- _Prompt_
All of the lines below are to be transcribed faithfully, with pictures excluded from the copy.

- _Charts and diagrams as code_
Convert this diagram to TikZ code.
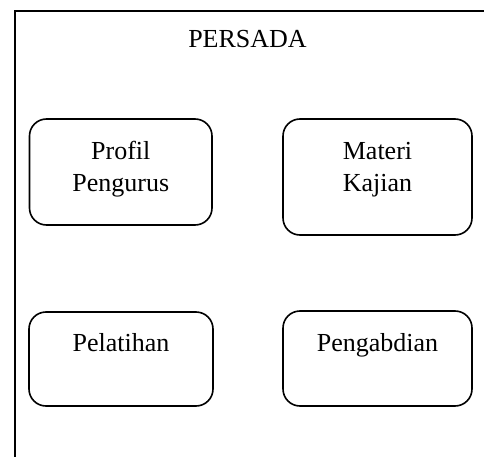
\documentclass[tikz,border=0pt]{standalone}
\usepackage{fontspec}
\setmainfont{Liberation Serif}
\begin{document}
\begin{tikzpicture}[x=1pt,y=-1pt,
  box/.style={draw=black, line width=1.6pt, rounded corners=17pt, inner sep=0pt},
  lbl/.style={anchor=base, align=center, inner sep=0pt, font=\fontsize{26}{31.7}\selectfont}]
\useasboundingbox (0,0) rectangle (484,457);
\coordinate (tr) at (490,11);
\coordinate (tl) at (15,11);
\coordinate (bl) at (15,465);
\draw[line width=1.8pt] (tr) -- (tl) -- (bl);
\node[lbl] (title) at (247.5,47.3) {PERSADA};
\node[box, minimum width=182.5pt, minimum height=106pt] (profil) at (120.75,172) {};
\node[lbl] (profiltxt) at (120.75,191.7) {Profil\\Pengurus};
\node[box, minimum width=189pt, minimum height=116pt] (materi) at (377.5,177) {};
\node[lbl] (materitxt) at (377.5,191.7) {Materi\\Kajian};
\node[box, minimum width=184pt, minimum height=94pt] (pelatihan) at (121,359) {};
\node[lbl] (pelatihantxt) at (121,351.7) {Pelatihan};
\node[box, minimum width=189pt, minimum height=95pt] (pengabdian) at (377.5,358.5) {};
\node[lbl] (pengabdiantxt) at (377.5,351.7) {Pengabdian};
\end{tikzpicture}
\end{document}
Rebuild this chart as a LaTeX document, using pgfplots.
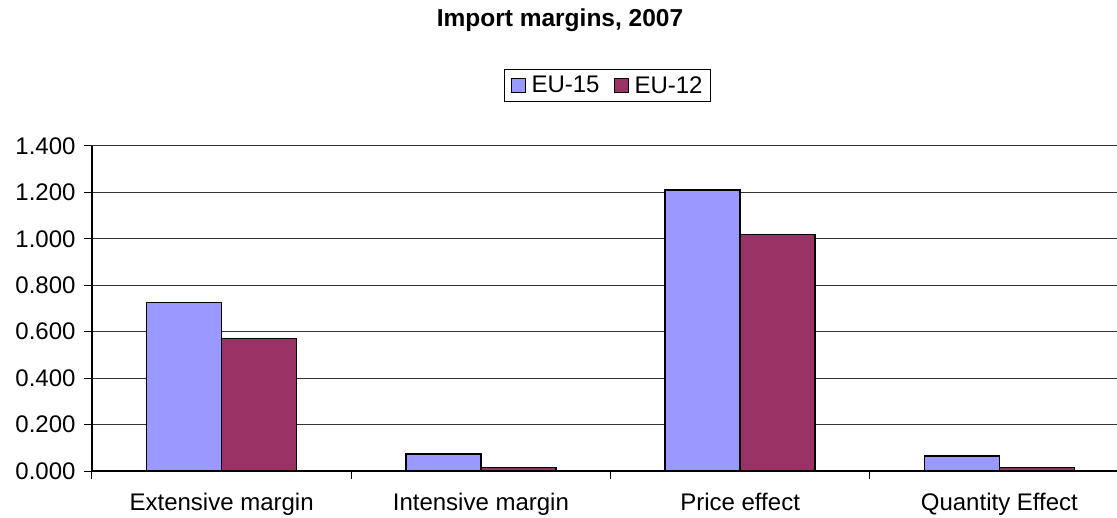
\documentclass[border=0pt]{standalone}
\usepackage{fontspec}
\setmainfont{Liberation Sans}
\usepackage{pgfplots}
\pgfplotsset{compat=1.18}

\definecolor{euA}{HTML}{9999FF}
\definecolor{euB}{HTML}{993366}

\pgfplotstableread{
x  eu15   eu12
0  0.725  0.570
1  0.073  0.014
2  1.210  1.020
3  0.065  0.016
}\margins

\begin{document}
\begin{tikzpicture}[font=\fontsize{24}{28}\selectfont]
  \useasboundingbox (0,0) rectangle (1117pt,517pt);
  \begin{axis}[
    at={(92pt,46pt)}, anchor=south west,
    scale only axis, width=1025pt, height=325pt,
    ybar=0pt, bar width=75pt,
    xmin=-0.5, xmax=3.4537, ymin=0, ymax=1.4,
    xtick={0,1,2,3},
    xticklabels={Extensive margin, Intensive margin, Price effect, Quantity Effect},
    minor xtick={-0.5,0.5,1.5,2.5},
    ytick={0,0.2,...,1.4},
    /pgf/number format/assume math mode=true,
    yticklabel style={/pgf/number format/fixed, /pgf/number format/fixed zerofill,
      /pgf/number format/precision=3, xshift=-5pt},
    axis lines*=left, axis line style={-, black, line width=1.2pt},
    tick align=outside, major tick length=8pt, minor tick length=8pt,
    major x tick style={draw=none},
    minor x tick style={black, line width=1pt},
    major y tick style={black, line width=1pt},
    ymajorgrids, grid style={black!80, line width=1pt},
    xticklabel style={yshift=-11pt},
    title={Import margins, 2007},
    title style={at={(0.4566,1)}, anchor=base, yshift=113pt,
      font=\fontsize{24.5}{28}\selectfont\bfseries},
    legend columns=2,
    legend style={at={(0.503,1)}, anchor=south, yshift=44pt, draw=black, line width=0.8pt,
      inner xsep=6pt, inner ysep=5pt,
      /tikz/every odd column/.append style={column sep=4pt},
      /tikz/every even column/.append style={column sep=12pt}},
    legend image code/.code={\draw[#1, line width=1pt] (0pt,-7pt) rectangle (14pt,7pt);},
  ]
    \addplot[fill=euA, draw=black, line width=1.3pt] table[x=x, y=eu15] {\margins};
    \addplot[fill=euB, draw=black, line width=1.3pt] table[x=x, y=eu12] {\margins};
    \legend{EU-15, EU-12}
  \end{axis}
\end{tikzpicture}
\end{document}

- _Exercise output_
Convert this diagram to TikZ code.
\documentclass[tikz,border=0pt]{standalone}
\usepackage{fontspec}
\setmainfont{Liberation Serif}
\begin{document}
\begin{tikzpicture}[x=1pt,y=-1pt,
  box/.style={draw=black, line width=1.6pt, rounded corners=17pt, inner sep=0pt},
  lbl/.style={anchor=base, align=center, inner sep=0pt, font=\fontsize{26}{31.7}\selectfont}]
\useasboundingbox (0,0) rectangle (484,457);
\coordinate (tr) at (490,11);
\coordinate (tl) at (15,11);
\coordinate (bl) at (15,465);
\draw[line width=1.8pt] (tr) -- (tl) -- (bl);
\node[lbl] (title) at (247.5,47.3) {PERSADA};
\node[box, minimum width=182.5pt, minimum height=106pt] (profil) at (120.75,172) {};
\node[lbl] (profiltxt) at (120.75,191.7) {Profil\\Pengurus};
\node[box, minimum width=189pt, minimum height=116pt] (materi) at (377.5,177) {};
\node[lbl] (materitxt) at (377.5,191.7) {Materi\\Kajian};
\node[box, minimum width=184pt, minimum height=94pt] (pelatihan) at (121,359) {};
\node[lbl] (pelatihantxt) at (121,351.7) {Pelatihan};
\node[box, minimum width=189pt, minimum height=95pt] (pengabdian) at (377.5,358.5) {};
\node[lbl] (pengabdiantxt) at (377.5,351.7) {Pengabdian};
\end{tikzpicture}
\end{document}
Rebuild this chart as a LaTeX document, using pgfplots.
\documentclass[border=0pt]{standalone}
\usepackage{fontspec}
\setmainfont{Liberation Sans}
\usepackage{pgfplots}
\pgfplotsset{compat=1.18}

\definecolor{euA}{HTML}{9999FF}
\definecolor{euB}{HTML}{993366}

\pgfplotstableread{
x  eu15   eu12
0  0.725  0.570
1  0.073  0.014
2  1.210  1.020
3  0.065  0.016
}\margins

\begin{document}
\begin{tikzpicture}[font=\fontsize{24}{28}\selectfont]
  \useasboundingbox (0,0) rectangle (1117pt,517pt);
  \begin{axis}[
    at={(92pt,46pt)}, anchor=south west,
    scale only axis, width=1025pt, height=325pt,
    ybar=0pt, bar width=75pt,
    xmin=-0.5, xmax=3.4537, ymin=0, ymax=1.4,
    xtick={0,1,2,3},
    xticklabels={Extensive margin, Intensive margin, Price effect, Quantity Effect},
    minor xtick={-0.5,0.5,1.5,2.5},
    ytick={0,0.2,...,1.4},
    /pgf/number format/assume math mode=true,
    yticklabel style={/pgf/number format/fixed, /pgf/number format/fixed zerofill,
      /pgf/number format/precision=3, xshift=-5pt},
    axis lines*=left, axis line style={-, black, line width=1.2pt},
    tick align=outside, major tick length=8pt, minor tick length=8pt,
    major x tick style={draw=none},
    minor x tick style={black, line width=1pt},
    major y tick style={black, line width=1pt},
    ymajorgrids, grid style={black!80, line width=1pt},
    xticklabel style={yshift=-11pt},
    title={Import margins, 2007},
    title style={at={(0.4566,1)}, anchor=base, yshift=113pt,
      font=\fontsize{24.5}{28}\selectfont\bfseries},
    legend columns=2,
    legend style={at={(0.503,1)}, anchor=south, yshift=44pt, draw=black, line width=0.8pt,
      inner xsep=6pt, inner ysep=5pt,
      /tikz/every odd column/.append style={column sep=4pt},
      /tikz/every even column/.append style={column sep=12pt}},
    legend image code/.code={\draw[#1, line width=1pt] (0pt,-7pt) rectangle (14pt,7pt);},
  ]
    \addplot[fill=euA, draw=black, line width=1.3pt] table[x=x, y=eu15] {\margins};
    \addplot[fill=euB, draw=black, line width=1.3pt] table[x=x, y=eu12] {\margins};
    \legend{EU-15, EU-12}
  \end{axis}
\end{tikzpicture}
\end{document}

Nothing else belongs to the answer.